I kid, I kid. But in all seriousness, Sticks and Drones co-authors and music directors, Bill Eddins and Ron Spigelman, each posted articles this week that will get you thinking. One examines the enemy within and the other looks in the same direction for support…
First up is Bill’s piece, titled We Have Met The Enemy…. which pulls no punches on three segments within the business that have been contributing to the current round of problems. In short, he finds fault with music directors, Artist Management companies, and musicians. Granted, that’s a pretty big swath but stick with it as he tends to drill down into specifics right away.

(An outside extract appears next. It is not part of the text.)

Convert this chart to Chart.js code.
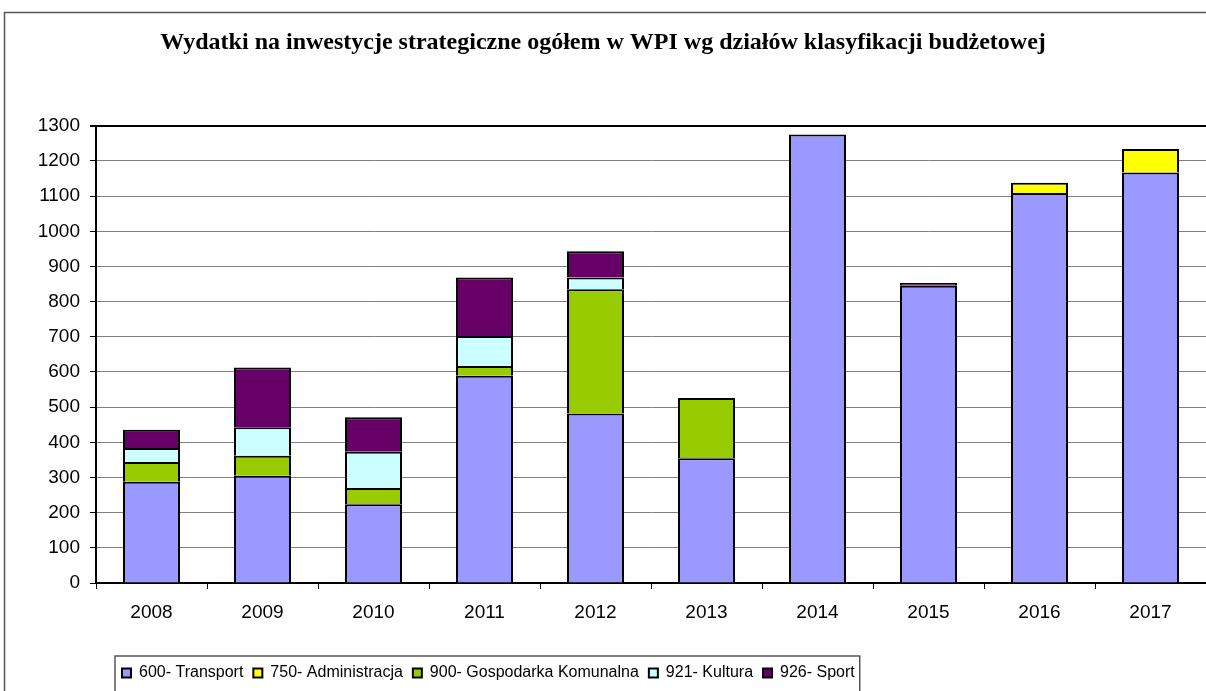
<!DOCTYPE html>
<html>
<head>
<meta charset="utf-8">
<script src="https://cdn.jsdelivr.net/npm/chart.js@4"></script>
<style>
  html, body { margin: 0; padding: 0; background: #fff; }
  #wrap { width: 1206px; height: 691px; }
</style>
</head>
<body>
<div id="wrap"><canvas id="chartCanvas"></canvas></div>
<script>
var years = ['2008', '2009', '2010', '2011', '2012', '2013', '2014', '2015', '2016', '2017'];
// null = no segment in that year
var transport = [288, 305, 224, 589, 482, 355, 1275, 845, 1109, 1167];
var administracja = [null, null, null, null, null, null, null, null, 29, 67];
var gospodarka = [56, 57, 46, 28, 353, 171, null, null, null, null];
var kultura = [40, 81, 103, 85, 34, null, null, null, null, null];
var sport = [52, 170, 98, 167, 74, null, null, 8, null, null];
var yTicks = [0, 100, 200, 300, 400, 500, 600, 700, 800, 900, 1000, 1100, 1200, 1300];

var sansFont = 'Liberation Sans';

// frame round the whole chart and round the legend
var framePlugin = {
    id: 'frames',
    afterLayout: function(chart) {
        // legend sits left of centre like in the original
        var lg = chart.legend;
        var w = lg.right - lg.left;
        lg.left = 112;
        lg.right = lg.left + w;
    },
    beforeDraw: function(chart) {
        var ctx = chart.ctx;
        ctx.save();
        ctx.fillStyle = '#fff';
        ctx.fillRect(0, 0, chart.width, chart.height);
        ctx.strokeStyle = '#555';
        ctx.lineWidth = 1.5;
        ctx.strokeRect(4.5, 12.5, chart.width + 50, chart.height + 50);
        ctx.restore();
    },
    afterDraw: function(chart) {
        var lg = chart.legend;
        var boxes = lg.legendHitBoxes;
        if (!boxes || !boxes.length) return;
        var first = boxes[0], last = boxes[boxes.length - 1];
        var ctx = chart.ctx;
        ctx.save();
        ctx.strokeStyle = '#555';
        ctx.lineWidth = 1.5;
        ctx.strokeRect(first.left - 7, lg.top + 1, last.left + last.width - first.left + 12, 60);
        ctx.restore();
    }
};

var mychart = new Chart(document.getElementById('chartCanvas'), {
    type: 'bar',
    data: {
        labels: years,
        datasets: [
            { label: '600- Transport', data: transport, backgroundColor: '#9999FF' },
            { label: '750- Administracja', data: administracja, backgroundColor: '#FFFF00' },
            { label: '900- Gospodarka Komunalna', data: gospodarka, backgroundColor: '#99CC00' },
            { label: '921- Kultura', data: kultura, backgroundColor: '#CCFFFF' },
            { label: '926- Sport', data: sport, backgroundColor: '#660066' }
        ].map(function(ds) {
            ds.borderColor = '#000';
            ds.borderWidth = 2;
            ds.borderSkipped = 'start';
            ds.inflateAmount = 0;
            ds.barThickness = 57;
            ds.categoryPercentage = 1.0;
            return ds;
        })
    },
    options: {
        responsive: true,
        maintainAspectRatio: false,
        animation: false,
        layout: { padding: { left: 0, right: 0, top: 0, bottom: 0 } },
        plugins: {
            title: {
                display: true,
                text: 'Wydatki na inwestycje strategiczne ogółem w WPI wg działów klasyfikacji budżetowej',
                color: '#000',
                font: { family: 'Liberation Serif', size: 24, weight: 'bold' },
                padding: { top: 28, bottom: 69 }
            },
            legend: {
                position: 'bottom',
                align: 'start',
                labels: {
                    color: '#000',
                    font: { family: sansFont, size: 16 },
                    boxWidth: 9,
                    boxHeight: 9,
                    padding: 10
                }
            },
            tooltip: { enabled: false }
        },
        scales: {
            x: {
                stacked: true,
                grid: {
                    offset: true,
                    drawOnChartArea: false,
                    drawTicks: true,
                    tickLength: 6,
                    tickColor: '#000'
                },
                border: { color: '#000', width: 2 },
                ticks: {
                    color: '#000',
                    font: { family: sansFont, size: 19 },
                    padding: 12,
                    maxRotation: 0
                },
                afterFit: function(scale) {
                    scale.height = 72;
                }
            },
            y: {
                stacked: true,
                min: 0,
                max: 1300,
                afterBuildTicks: function(scale) {
                    scale.ticks = yTicks.map(function(v) { return { value: v }; });
                },
                grid: {
                    color: function(c) { return c.tick && c.tick.value === 1300 ? '#000' : '#808080'; },
                    lineWidth: function(c) { return c.tick && c.tick.value === 1300 ? 2 : 1; },
                    drawTicks: true,
                    tickLength: 6,
                    tickColor: '#000'
                },
                border: { color: '#000', width: 2 },
                ticks: {
                    color: '#000',
                    font: { family: sansFont, size: 19 },
                    padding: 10,
                    callback: function(v) { return String(v); }
                },
                afterFit: function(scale) {
                    scale.width = 96;
                }
            }
        }
    },
    plugins: [framePlugin]
});
</script>
</body>
</html>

Bill’s piece is fascinating because whether he intended it or not, each one of his individual points is equally interchangeable between groups (with a slight exception for one of the music director points). What’s more, you can apply them to the other stakeholders he left out from his piece, primarily administrators, service organizations, consultants, and the growing cultural-industrial complex.
Next up is Ron’s article, A little help here!!!!!! (these guys really love expressive punctuation). In this article, Ron proposes something that sounds a lot to me like an orchestra field version of the Federal Deposit Insurance Corporation (FDIC). He calls it an orchestra crisis team but in general, what it sounds like he’s proposing is a system where orchestras pay into a service that provides emergency support during times of critical stress.
As the principal pops conductor for the Syracuse Symphony Orchestra, Ron approaches his article from a very personal perspective as he’s dealing with the immediate aftermath of an institution that is in the process of liquidation. He suggests that the his cultural FDIC idea should be a component of the League “or maybe a new organization.”
I think he’s on a better path with the latter idea and although I can’t imagine anything that operates with the sort of resources of the actual FDIC, the idea is still intriguing, especially in light that most groups approaching collapse usually tip over the edge because of a catastrophic collapse within the administrative ranks.
I don’t think I’ve come to any firm conclusions in my mind on either piece but they certainly have me thinking. What about you?